Jacob wasn’t reluctant to use Leah for breeding purposes, but clearly, there was no affection. Undoubtedly, he held her father’s deception against her, even though there was no way in her day she could have defied her father. It’s not hard to imagine Leah weeping over her circumstances, crying out “Why?” to God. All she wanted was to be loved, too.

In this story, we see early evidence of how God notices and blesses the unloved. God gave Leah what a woman needed most in those days to be relevant, male sons, heirs for her husband. And in her case, she ultimately delivered the progenitors of six tribes of Israel, including Judah’s tribe of kings and Levi’s line of priests in the first flurry of four sons. Jacob may have failed to love Leah, but God honored her mightily.

In Matthew 1, the lineage for Jesus’ earthly father, Joseph, traces back to Judah, making Leah very much a part of Jesus’ family memory. I wonder if the boy Jesus, sensitive to the stories of his world, was moved by his ever-so-great grandmother’s need to be loved. Did her story echo in his mind as Jesus reached out to the unloved of his day? Jesus spent a lot of time with untouchably ill people, traitorous tax collectors, prostitutes, and other outsiders, ministering to them in ways supposedly holy people would not.

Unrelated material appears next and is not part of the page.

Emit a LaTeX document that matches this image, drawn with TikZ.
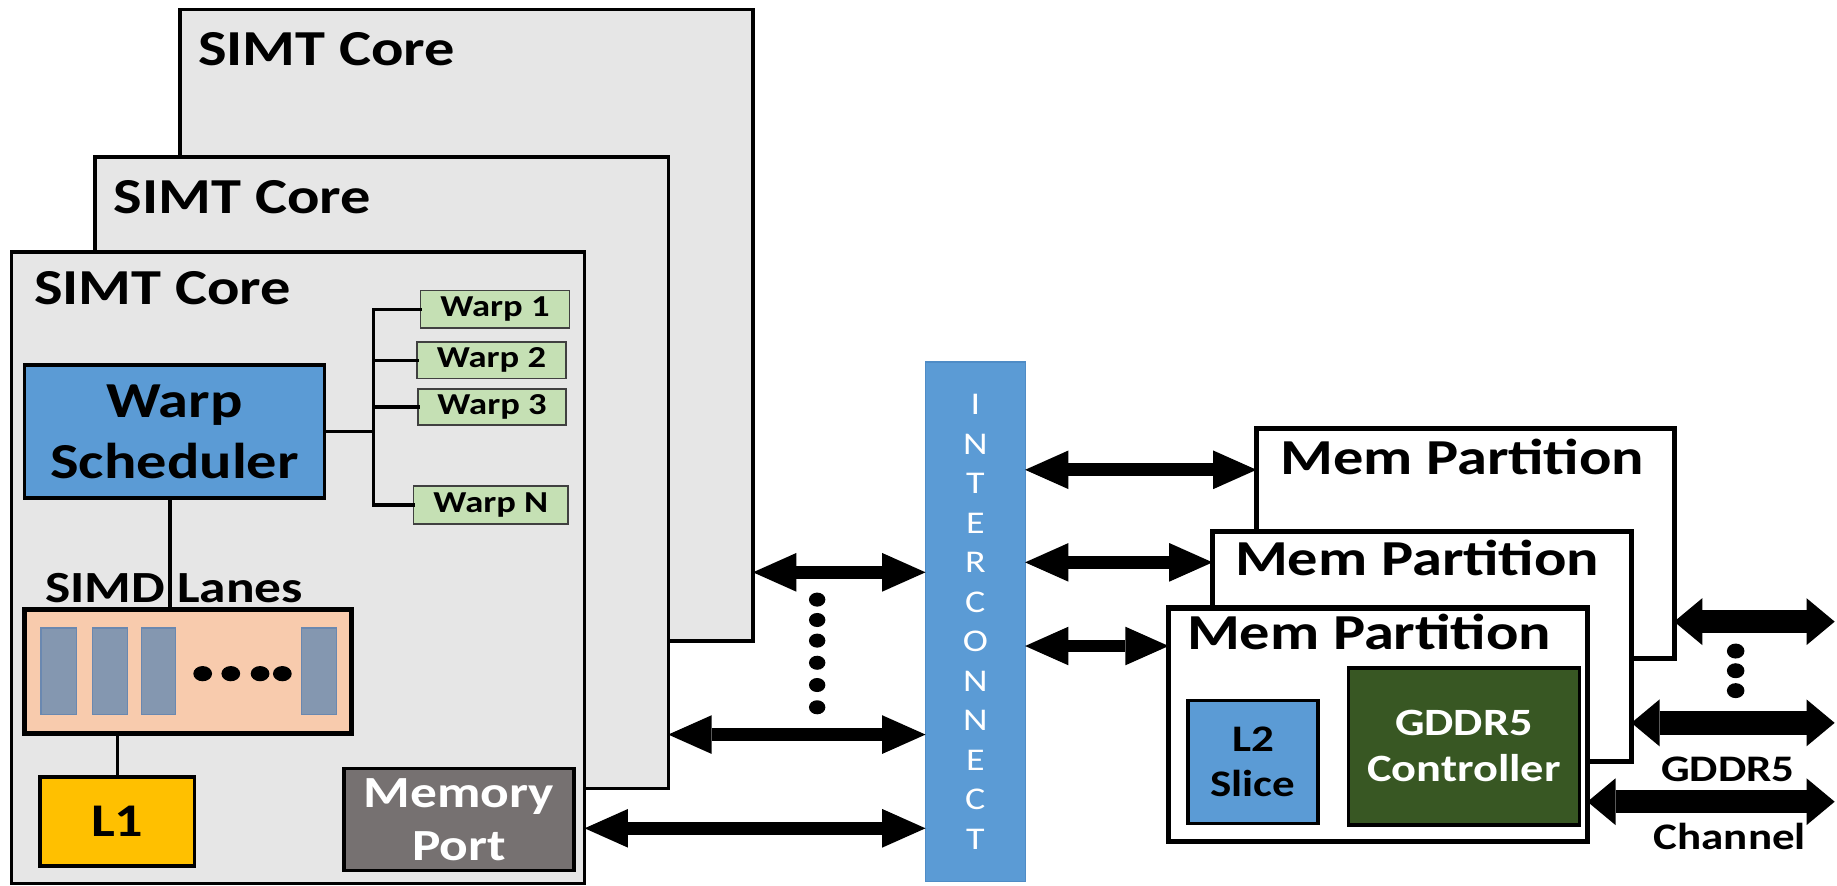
\documentclass[tikz,border=0pt]{standalone}
\usepackage{fontspec}
\setmainfont{Carlito}[FakeStretch=1.2]
\usetikzlibrary{arrows.meta}
\definecolor{coreg}{HTML}{E6E6E6}
\definecolor{schblue}{HTML}{5B9BD5}
\definecolor{warpg}{HTML}{C5E0B4}
\definecolor{lanebg}{HTML}{F8CBAD}
\definecolor{lanebarc}{HTML}{8497B0}
\definecolor{lanebd}{HTML}{6A88B0}
\definecolor{l1y}{HTML}{FFC000}
\definecolor{portg}{HTML}{767171}
\definecolor{icbd}{HTML}{4F8CC6}
\definecolor{gddrg}{HTML}{385723}
\definecolor{warpbd}{HTML}{404040}
\newcommand\mkbox[7]{\node[#1, minimum width={(#5-#3)*1pt}, minimum height={(#6-#4)*1pt}] (#2) at ({(#3+#5)/2},{(#4+#6)/2}) {#7};}
\tikzset{
  basebox/.style={draw=black, inner sep=0pt, outer sep=0pt, align=center},
  corebox/.style={basebox, fill=coreg, line width=3pt},
  partbox/.style={basebox, fill=white, line width=4.5pt},
  schbox/.style={basebox, fill=schblue, line width=3pt, font=\fontsize{43}{52}\selectfont\bfseries},
  warpbox/.style={basebox, fill=warpg, draw=warpbd, line width=1.5pt, font=\fontsize{26}{30}\selectfont\bfseries},
  lanesbox/.style={basebox, fill=lanebg, line width=4pt},
  lanebar/.style={basebox, fill=lanebarc, draw=lanebd, line width=1pt},
  l1box/.style={basebox, fill=l1y, line width=3pt, font=\fontsize{40}{48}\selectfont\bfseries},
  portbox/.style={basebox, fill=portg, line width=3pt, text=white, font=\fontsize{38}{45.5}\selectfont\bfseries},
  icbox/.style={basebox, fill=schblue, draw=icbd, line width=1pt, text=white, font=\fontsize{27}{33.7}\selectfont},
  l2box/.style={basebox, fill=schblue, line width=3pt, font=\fontsize{32}{38.5}\selectfont\bfseries},
  gddrbox/.style={basebox, fill=gddrg, line width=3pt, text=white, font=\fontsize{33}{39}\selectfont\bfseries},
  ttl/.style={anchor=base west, inner sep=0pt, font=\fontsize{43}{52}\selectfont\bfseries},
  simdlbl/.style={anchor=base west, inner sep=0pt, font=\fontsize{38}{46}\selectfont\bfseries},
  chanlbl/.style={anchor=base, inner sep=0pt, font=\fontsize{32}{38}\selectfont\bfseries},
  wire/.style={line width=3pt, line cap=rect},
  thinwire/.style={line width=2.5pt},
  link/.style={line width=11pt, {Triangle[length=37pt,width=33pt,line width=0pt]}-{Triangle[length=37pt,width=33pt,line width=0pt]}},
  fatlink/.style={line width=20pt, {Triangle[length=24pt,width=40pt,line width=0pt]}-{Triangle[length=24pt,width=40pt,line width=0pt]}},
  dotfill/.style={fill=black}
}
\begin{document}
\begin{tikzpicture}[x=1pt, y=-1pt]
\fill[white] (0,0) rectangle (1568,756);
\useasboundingbox (0,0) rectangle (1568,756);
% SIMT cores
\mkbox{corebox}{core3}{153.5}{8}{642.7}{547}{}
\node[ttl] (c3lab) at (169,55.5) {SIMT Core};
\mkbox{corebox}{core2}{81}{134}{570.4}{673}{}
\node[ttl] (c2lab) at (97,182) {SIMT Core};
\mkbox{corebox}{core1}{10}{215}{499}{754}{}
\node[ttl] (c1lab) at (29,260) {SIMT Core};
% inside core 1
\mkbox{schbox}{wsch}{21}{311.5}{277}{425}{Warp\\Scheduler}
\mkbox{warpbox}{w1}{359}{248}{486}{280}{Warp 1}
\mkbox{warpbox}{w2}{356}{292}{483}{323}{Warp 2}
\mkbox{warpbox}{w3}{357}{332}{483}{363}{Warp 3}
\mkbox{warpbox}{wn}{353}{415}{485}{447}{Warp N}
\coordinate (busx) at (319,0);
\coordinate (slx) at (145,0);
\draw[wire] (wsch.east) -- (wsch.east -| busx);
\draw[wire] (w1.west -| busx) -- (wn.west -| busx);
\foreach \w in {w1,w2,w3,wn} \draw[wire] (\w.west -| busx) -- (\w.west);
\node[simdlbl] (simd) at (38.5,514.4) {SIMD Lanes};
\mkbox{lanesbox}{lanes}{21}{520}{300}{626}{}
\draw[wire, line cap=butt] (wsch.south -| slx) -- (lanes.north -| slx);
\mkbox{lanebar}{lane1}{35}{536}{65}{610}{}
\mkbox{lanebar}{lane2}{79}{536}{109}{610}{}
\mkbox{lanebar}{lane3}{121}{536}{150}{610}{}
\mkbox{lanebar}{lane4}{257}{536}{287}{610}{}
\foreach \dx in {173,197,222,241} \fill[dotfill] (\dx,575) ellipse [x radius=8pt, y radius=6.5pt];
\mkbox{l1box}{l1}{34}{663}{166}{739}{L1}
\draw[thinwire] (lanes.south -| l1.north) -- (l1.north);
\mkbox{portbox}{mport}{293.6}{656}{490}{743}{Memory\\Port}
% interconnect
\mkbox{icbox}{ic}{790}{309}{875}{752.5}{I\\N\\T\\E\\R\\C\\O\\N\\N\\E\\C\\T}
% memory partitions
\mkbox{partbox}{mp3}{1072.5}{365.5}{1429}{562}{}
\node[ttl] (m3lab) at (1092.5,404.6) {Mem Partition};
\mkbox{partbox}{mp2}{1035}{453.5}{1392.5}{650}{}
\node[ttl] (m2lab) at (1054,491.4) {Mem Partition};
\mkbox{partbox}{mp1}{997.5}{519}{1355}{718.5}{}
\node[ttl] (m1lab) at (1013,554.8) {Mem Partition};
\mkbox{l2box}{l2}{1014}{598}{1125}{703}{L2\\Slice}
\mkbox{gddrbox}{gddr}{1151}{570}{1348}{704}{GDDR5\\Controller}
% arrows
\coordinate (ya1) at (0,488.5);
\coordinate (ya2) at (0,627);
\coordinate (ya3) at (0,707);
\coordinate (yb1) at (0,401);
\coordinate (yb2) at (0,480);
\coordinate (yb3) at (0,551.4);
\coordinate (yc1) at (0,530.6);
\coordinate (yc2) at (0,617);
\coordinate (yc3) at (0,684.3);
\coordinate (rend) at (1566,0);
\draw[link] (core3.east |- ya1) -- (ic.west |- ya1);
\draw[link] (core2.east |- ya2) -- (ic.west |- ya2);
\draw[link] (core1.east |- ya3) -- (ic.west |- ya3);
\draw[link] (ic.east |- yb1) -- (mp3.west |- yb1);
\draw[link] (ic.east |- yb2) -- (mp2.west |- yb2);
\draw[link] (ic.east |- yb3) -- (mp1.west |- yb3);
\draw[fatlink] (mp3.east |- yc1) -- (rend |- yc1);
\draw[fatlink] (mp2.east |- yc2) -- (rend |- yc2);
\draw[fatlink] (mp1.east |- yc3) -- (rend |- yc3);
\foreach \dy in {511.8,529.2,546.8,565.7,584.7,603.7} \fill[dotfill] (697.5,\dy) ellipse [x radius=7pt, y radius=6pt];
\foreach \dy in {555.7,572.5,589.5} \fill[dotfill] (1481.5,\dy) ellipse [x radius=7.5pt, y radius=6.4pt];
\node[chanlbl] (glab) at (1475,667) {GDDR5};
\node[chanlbl] (clab) at (1476.5,725) {Channel};
\end{tikzpicture}
\end{document}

There’s a lesson here for the church today. Filled with the Holy Spirit, we act on God’s behalf. And there’s no doubt we are called as the church to love the unloved as God loves them. There’s plenty of evidence of this call in the New Testament. Matthew 25:31-46 alone should be enough to convince us.

We are led to a simple question. Do we know the unloved around us?

Lord, give us eyes to see and ears to hear so no one in our community is left unloved and alone. Amen.